Material for the task
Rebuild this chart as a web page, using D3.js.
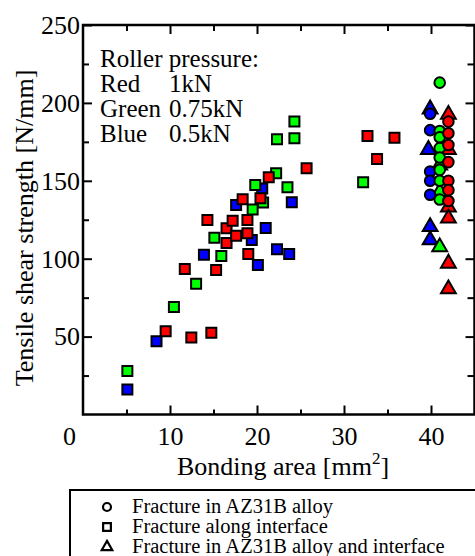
<!DOCTYPE html>
<html>
<head>
<meta charset="utf-8">
<script src="https://cdn.jsdelivr.net/npm/d3@7"></script>
<style>
  html, body { margin: 0; padding: 0; background: #fff; }
  svg { display: block; }
  text { font-family: 'Liberation Serif', 'Times New Roman', serif; fill: #000; }
</style>
</head>
<body>
<div id="chart"></div>
<script>
// data: [bonding area, strength]
var blueSquares = [[5.1, 16], [8.45, 47], [13.9, 102.5], [17.6, 134.5], [19.4, 112], [20.1, 96],
  [21.0, 119.7], [22.3, 106], [23.7, 103], [24.0, 136.3], [20.6, 145]];
var greenSquares = [[5.1, 28], [10.45, 69], [13.0, 84], [15.1, 113.5], [15.9, 101.7], [19.5, 131.5],
  [19.8, 147.3], [20.7, 136], [22.2, 154.8], [23.5, 145.8], [22.3, 176.6], [24.3, 177.3],
  [24.3, 188], [32.2, 149]];
var redSquares = [[9.5, 53.5], [12.45, 49.5], [14.75, 52.5], [11.7, 93.4], [15.3, 92.7], [14.3, 124.8],
  [16.5, 119.5], [16.5, 110], [17.2, 124.3], [17.6, 114.7], [18.9, 124.8], [18.9, 116.3],
  [19.0, 103], [18.35, 138.2], [20.4, 138.8], [21.35, 152.3], [25.7, 158], [32.7, 178.7],
  [35.8, 177.7], [33.8, 164]];
var blueCircles = [[39.9, 193], [39.9, 182.5], [39.9, 156], [39.9, 150], [39.9, 141]];
var greenCircles = [[41.0, 213], [41.0, 182], [41.0, 178], [41.0, 171], [41.0, 165], [41.0, 157],
  [41.0, 150], [41.0, 138]];
var redCircles = [[42.0, 188], [42.0, 180.5], [42.0, 173], [42.0, 162], [42.0, 150], [42.0, 144],
  [42.0, 137]];
var blueTriangles = [[39.9, 196], [39.7, 170], [39.9, 120.5], [39.9, 112]];
var greenTriangles = [[41.0, 107.5], [41.0, 160], [41.0, 143]];
var redTriangles = [[42.0, 192.5], [42.0, 170], [42.0, 133], [42.0, 126], [42.0, 97], [42.0, 80.5]];

var xMajor = [0, 10, 20, 30, 40];
var xMinor = [5, 15, 25, 35, 45];
var yMajor = [0, 50, 100, 150, 200, 250];
var yMinor = [25, 75, 125, 175, 225];

var noteLines = [['Roller pressure:', ''], ['Red', '1kN'], ['Green', '0.75kN'], ['Blue', '0.5kN']];
var legendItems = [
  ['circle', 'Fracture in AZ31B alloy'],
  ['square', 'Fracture along interface'],
  ['triangle', 'Fracture in AZ31B alloy and interface']
];

var W = 475, H = 556;
var plotL = 83, plotR = 474.5, plotT = 25, plotB = 414.5;

var svg = d3.select('#chart').append('svg')
  .attr('width', W)
  .attr('height', H);

var x = d3.scaleLinear().domain([0, 45]).range([plotL, plotR]);
var y = d3.scaleLinear().domain([0, 250]).range([plotB, plotT]);

// axes, ticks point inward
function styleAxis(g) {
  g.select('.domain').remove();
  g.selectAll('line').attr('stroke', '#000').attr('stroke-width', 2);
  g.selectAll('text').style('font-size', '26px').attr('fill', '#000')
    .style('font-family', "'Liberation Serif', 'Times New Roman', serif");
}

var xAxis = svg.append('g')
  .attr('transform', 'translate(0,' + plotB + ')')
  .call(d3.axisBottom(x).tickValues(xMajor).tickSizeInner(-9).tickSizeOuter(0).tickPadding(12))
  .call(styleAxis);
// the 0 label sits left of the corner
xAxis.selectAll('.tick text').attr('dx', function(d) { return d == 0 ? -14 : 0; });
xAxis.selectAll('.tick').filter(function(d) { return d == 0; }).select('line').remove();

svg.append('g')
  .attr('transform', 'translate(0,' + plotB + ')')
  .call(d3.axisBottom(x).tickValues(xMinor).tickSize(-5).tickFormat(''))
  .call(styleAxis);
svg.append('g')
  .attr('transform', 'translate(0,' + plotT + ')')
  .call(d3.axisTop(x).tickValues(xMajor.slice(1)).tickSize(-9).tickFormat(''))
  .call(styleAxis);
svg.append('g')
  .attr('transform', 'translate(0,' + plotT + ')')
  .call(d3.axisTop(x).tickValues(xMinor).tickSize(-6).tickFormat(''))
  .call(styleAxis);

svg.append('g')
  .attr('transform', 'translate(' + plotL + ',0)')
  .call(d3.axisLeft(y).tickValues(yMajor.slice(1)).tickSizeInner(-9).tickSizeOuter(0).tickPadding(3))
  .call(styleAxis);
svg.append('g')
  .attr('transform', 'translate(' + plotL + ',0)')
  .call(d3.axisLeft(y).tickValues(yMinor).tickSize(-6).tickFormat(''))
  .call(styleAxis);
svg.append('g')
  .attr('transform', 'translate(' + plotR + ',0)')
  .call(d3.axisRight(y).tickValues(yMajor.slice(1)).tickSize(-9).tickFormat(''))
  .call(styleAxis);
svg.append('g')
  .attr('transform', 'translate(' + plotR + ',0)')
  .call(d3.axisRight(y).tickValues(yMinor).tickSize(-7).tickFormat(''))
  .call(styleAxis);

// frame
svg.append('rect')
  .attr('x', plotL)
  .attr('y', plotT)
  .attr('width', plotR - plotL)
  .attr('height', plotB - plotT)
  .attr('fill', 'none')
  .attr('stroke', '#000')
  .attr('stroke-width', 2.5);

// axis titles
svg.append('text')
  .attr('transform', 'translate(33,228) rotate(-90)')
  .attr('text-anchor', 'middle')
  .style('font-size', '26px')
  .text('Tensile shear strength [N/mm]');

var xt = svg.append('text')
  .attr('x', 283)
  .attr('y', 475)
  .attr('text-anchor', 'middle')
  .style('font-size', '26px');
xt.append('tspan').text('Bonding area [mm');
xt.append('tspan').attr('dy', -11).style('font-size', '17px').text('2');
xt.append('tspan').attr('dy', 11).text(']');

// note in the upper left
var note = svg.append('text').style('font-size', '25px');
noteLines.forEach(function(l, i) {
  note.append('tspan').attr('x', 100).attr('y', 67 + i * 25).text(l[0]);
  if (l[1]) note.append('tspan').attr('x', 169).attr('y', 67 + i * 25).text(l[1]);
});

// markers
var sym = {
  circle: d3.symbol().type(d3.symbolCircle).size(88),
  square: d3.symbol().type(d3.symbolSquare).size(100),
  triangle: d3.symbol().type(d3.symbolTriangle).size(95)
};
var series = [
  ['triangle', '#0000ff', blueTriangles], ['triangle', '#00ff00', greenTriangles], ['triangle', '#ff0000', redTriangles],
  ['square', '#0000ff', blueSquares], ['square', '#00ff00', greenSquares], ['square', '#ff0000', redSquares],
  ['circle', '#0000ff', blueCircles], ['circle', '#00ff00', greenCircles], ['circle', '#ff0000', redCircles]
];
series.forEach(function(s) {
  svg.append('g').selectAll('path')
    .data(s[2])
    .enter()
    .append('path')
    .attr('d', sym[s[0]])
    .attr('transform', function(d) {
      return 'translate(' + x(d[0]) + ',' + y(d[1]) + ')';
    })
    .attr('fill', s[1])
    .attr('stroke', '#000')
    .attr('stroke-width', 2);
});

// legend box below the chart
svg.append('rect')
  .attr('x', 70)
  .attr('y', 490)
  .attr('width', 430)
  .attr('height', 90)
  .attr('fill', 'none')
  .attr('stroke', '#000')
  .attr('stroke-width', 2);

var legSym = {
  circle: d3.symbol().type(d3.symbolCircle).size(50),
  square: d3.symbol().type(d3.symbolSquare).size(60),
  triangle: d3.symbol().type(d3.symbolTriangle).size(48)
};
var leg = svg.selectAll('.leg')
  .data(legendItems)
  .enter()
  .append('g')
  .attr('transform', function(d, i) { return 'translate(0,' + (i * 20) + ')'; });
leg.append('path')
  .attr('d', function(d) { return legSym[d[0]](); })
  .attr('transform', 'translate(107,507)')
  .attr('fill', 'none')
  .attr('stroke', '#000')
  .attr('stroke-width', 2.2);
leg.append('text')
  .attr('x', 132)
  .attr('y', 513)
  .style('font-size', '20.5px')
  .text(function(d) { return d[1]; });
</script>
</body>
</html>
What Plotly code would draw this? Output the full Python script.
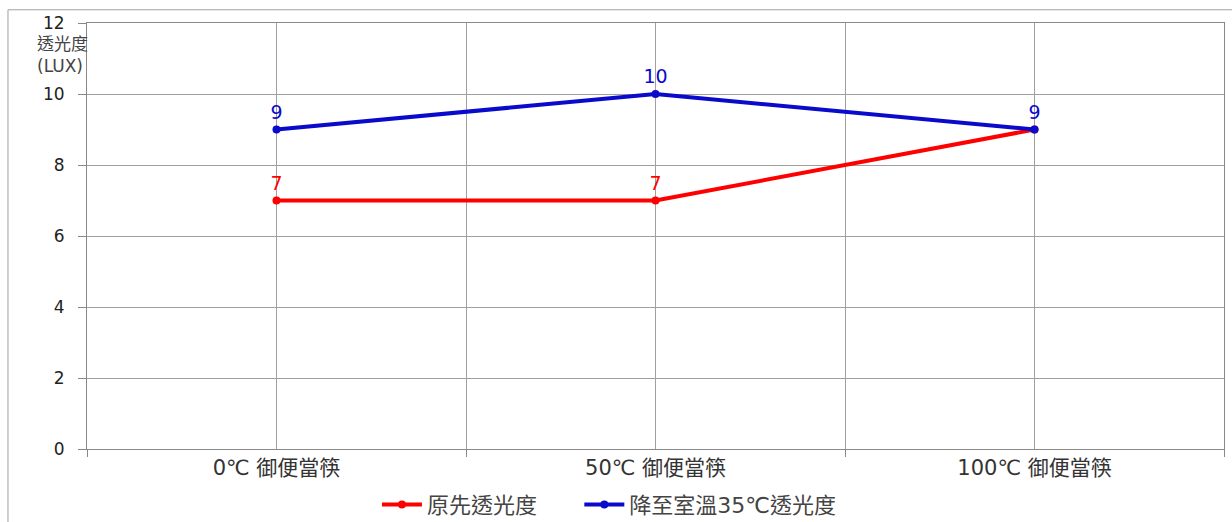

Your task
Extract all lines that hold the word "script".

Final result
<script src="https://cdn.jsdelivr.net/npm/d3@7"></script>
<script>
</script>
What Plotly code would draw this? Output the full Python script.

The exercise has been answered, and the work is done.